OK - there are actually TWO ports involved in any message.

A sender application sends FROM an IP address / sender port
combination.
A listener application listens ON an IP address / listener port
combination.

Ports are a standard part of IP, and allow different network services
to run on the same machine. For example, port 25 is typically used
for SMTP mail, and port 80 for HTTP.

Only one application (piece of code) can listen on a given port at
any one time. For example, a web server listens on port 80 all the
time - but if you try to start up a second web server, you need to
give it a different port number.

The way that xAP gets round this problem is by having a hub. A hub
will "open port 3639 for listening". It will then relay anything
it
gets to the other xAP applications that have registered with it as
also running on that machine.

A SENDER application can send from pretty much any available port,
but must send TO port 3639. The fact that they send FROM 3639 is a
programmer choice, not something that the IP port system, or for that
matter the xAP spec requires.

On any given PC, the listener ports and the sender ports are
completely different. Just because application A is listening on port
X doesn't mean that application B can't SEND on port X. What
application B _can't_ do is LISTEN on port X.

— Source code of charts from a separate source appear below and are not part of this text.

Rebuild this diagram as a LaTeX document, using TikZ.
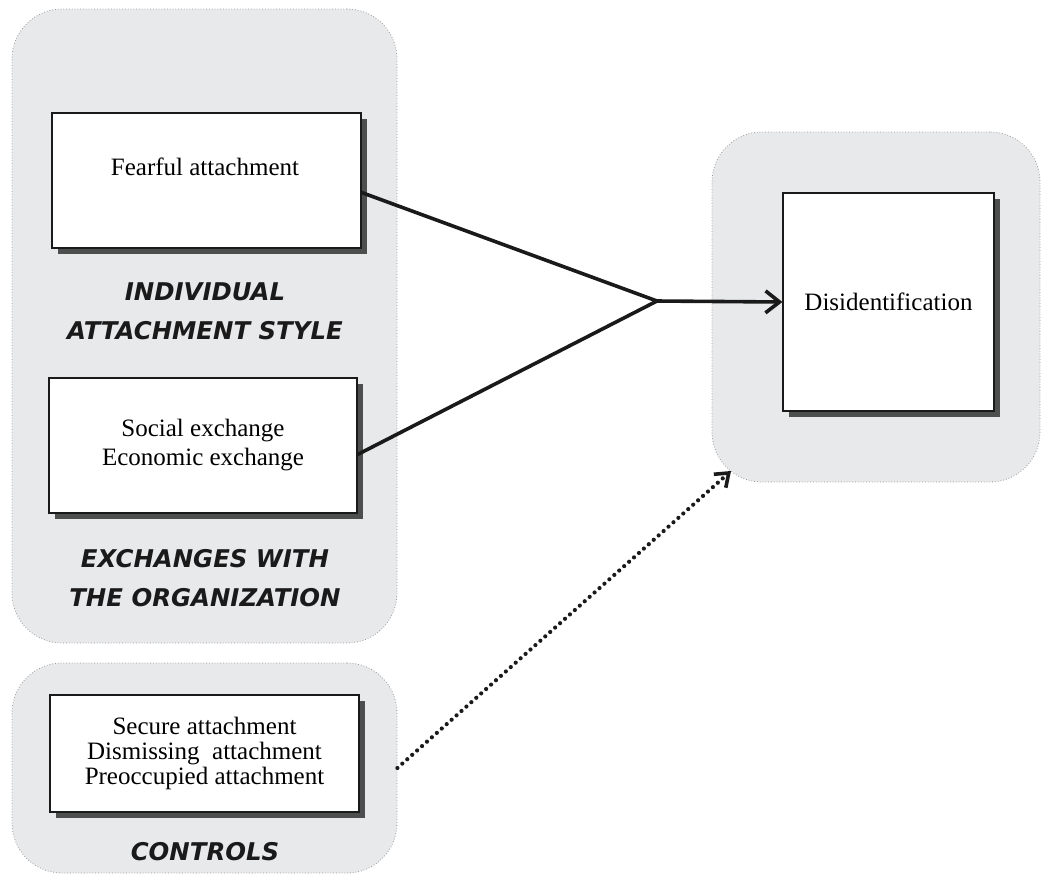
\documentclass[tikz,border=0pt]{standalone}
\usepackage{fontspec}
\setmainfont{Liberation Serif}
\newfontfamily\headfont{DejaVu Sans}
\usetikzlibrary{arrows.meta,shadows}
\definecolor{panelgray}{HTML}{E8E9EB}
\definecolor{inkgray}{HTML}{1A1A1A}
\tikzset{
  panel/.style={draw=gray!80, densely dotted, line width=0.4pt, fill=panelgray,
    rounded corners=25pt, minimum width=#1},
  varbox/.style={draw=inkgray, fill=white, line width=0.6pt, align=center,
    font=\fontsize{12.5}{14.5}\selectfont,
    drop shadow={shadow xshift=3pt, shadow yshift=-3pt, fill=black!80, opacity=0.85}},
  heading/.style={align=center, text=inkgray,
    font=\headfont\bfseries\itshape\fontsize{12.2}{19.5}\selectfont},
  link/.style={line width=1.8pt, draw=inkgray},
}
\begin{document}
\begin{tikzpicture}[x=0.5pt, y=-0.5pt]
\useasboundingbox (0,0) rectangle (1045,880);
% grey panels
\node[panel=192.5pt, minimum height=317pt] (predpanel) at (204.5,326) {};
\node[panel=192.5pt, minimum height=105pt] (ctrlpanel) at (204.5,768) {};
\node[panel=164pt, minimum height=175pt] (outpanel) at (876,307) {};
% boxes
\node[varbox, minimum width=154.5pt, minimum height=67.5pt] (fear) at (206.5,180.5) {};
\node[inner sep=0pt, font=\fontsize{12.5}{14.5}\selectfont] (feartext) at (205,167) {Fearful attachment};
\node[varbox, minimum width=154pt, minimum height=67.5pt] (exch) at (203,445.5)
  {Social exchange\\Economic exchange};
\node[varbox, minimum width=154.5pt, minimum height=58.5pt,
  font=\fontsize{12.5}{12.4}\selectfont] (ctrl) at (204.5,753.5)
  {Secure attachment\\Dismissing~ attachment\\Preoccupied attachment};
\node[varbox, minimum width=105.5pt, minimum height=109pt] (disid) at (888.5,302) {Disidentification};
% headings
\node[heading] (indiv) at (205,311) {INDIVIDUAL\\ATTACHMENT STYLE};
\node[heading] (orghead) at (205,578) {EXCHANGES WITH\\THE ORGANIZATION};
\node[heading] (ctrlhead) at (205,852) {CONTROLS};
% connectors
\coordinate (join) at (657,301);
\coordinate (dotend) at (731,471);
\draw[link] ([yshift=-6pt]fear.east) -- (join);
\draw[link] ([yshift=-4.5pt]exch.east) -- (join);
\draw[link, -{Straight Barb[length=7pt, width=11pt, line width=1.8pt]}] (join) -- (disid.west);
\draw[link, line width=2.1pt, line cap=round, dash pattern=on 0pt off 3.3pt,
  -{Straight Barb[length=6pt, width=9pt, line width=1.8pt, line cap=butt]}]
  (ctrlpanel.east) -- (dotend);
\end{tikzpicture}
\end{document}
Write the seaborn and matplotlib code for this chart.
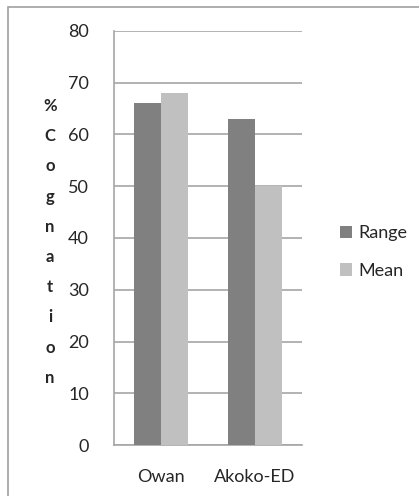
import pandas as pd
import seaborn as sns
import matplotlib.pyplot as plt
from matplotlib.patches import Rectangle

# datos
regiones = ['Owan', 'Akoko-ED']
rango = [66, 63]
media = [68, 50]
series = ['Range', 'Mean']
colores = ['#808080', '#c0c0c0']
etiqueta_y = '%Cognation'

df = pd.DataFrame({
    'region': regiones * 2,
    'serie': [series[0]] * 2 + [series[1]] * 2,
    'valor': rango + media,
})

sns.set_style('white')
plt.rcParams['font.family'] = ['Lato', 'DejaVu Sans']

W, H = 419, 496
fig = plt.figure(figsize=(W / 100, H / 100), dpi=100)
ax = fig.add_axes([114 / W, 1 - 445 / H, 188 / W, 414 / H])

sns.barplot(data=df, x='region', y='valor', hue='serie', palette=colores,
            width=0.575, saturation=1, linewidth=0, ax=ax, legend=True,
            zorder=3)

gris = '#a6a6a6'
txt = '#262626'
ax.set_ylim(0, 80)
ax.set_xlim(-0.5, 1.5)
ax.set_yticks(range(0, 81, 10))
ax.yaxis.grid(True, color=gris, linewidth=1.2, zorder=0)
ax.set_axisbelow(True)
ax.set_xlabel('')
ax.set_ylabel('')
for lado in ['top', 'right']:
    ax.spines[lado].set_visible(False)
for lado in ['left', 'bottom']:
    ax.spines[lado].set_color(gris)
    ax.spines[lado].set_linewidth(1.2)

ax.tick_params(axis='y', length=6, width=1.2, color=gris, labelsize=13,
               labelcolor=txt, pad=12)
ax.tick_params(axis='x', which='major', length=0, labelsize=13,
               labelcolor=txt, pad=17)
ax.set_xticks([-0.5, 0.5, 1.5], minor=True)
ax.tick_params(axis='x', which='minor', length=6, width=1.2, color=gris)

# leyenda
ax.legend(loc='center left', bbox_to_anchor=(324 / W, 1 - 252 / H),
          bbox_transform=fig.transFigure, frameon=False, fontsize=13,
          handlelength=0.65, handleheight=0.65, handletextpad=0.35,
          labelspacing=1.2, labelcolor=txt)

# etiqueta vertical letra por letra
y0, paso = 106, 30.2
for i, letra in enumerate(etiqueta_y):
    fig.text(50 / W, 1 - (y0 + i * paso) / H, letra, ha='center', va='center',
             fontsize=12, fontweight='bold', color=txt)

# borde del grafico (solo se ven arriba y a la izquierda)
fig.patches.append(Rectangle((8 / W, -0.1), 1.2, 1.1 - 7 / H,
                             transform=fig.transFigure, fill=False,
                             edgecolor='#a0a0a0', linewidth=1.2))

fig.savefig('out.png', dpi=100)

Think of a typical UDP message as being:

- FROM: Port 1234 @ 192.168.0.1
- TO: Port 3639 @ 192.168.0.255

All that the xAP listener cares about is the port number in the TO:
field.

> If my device wanted to send data would it close 3639 for listening
and send
> on the same port or send on another port number.

You don't need to close port 3639 for listening.

> How on earth does full duplex work in this port jungle?

It doesn't. Listener port 3639 is a completely different system
resource to sender port 3639.

>
> > So the transmission port is really irrelevant, it's the listening
port
> > that's important.

Yup.

> Does this mean that all devices will hear a xAP message (or
anything else)
> sent on port 3640 (or any other) even though they are listening on
port
> 3639?

Sent FROM port 3640 or port 3641 or for that matter port 9999.
Sent TO port 3639 is the important bit.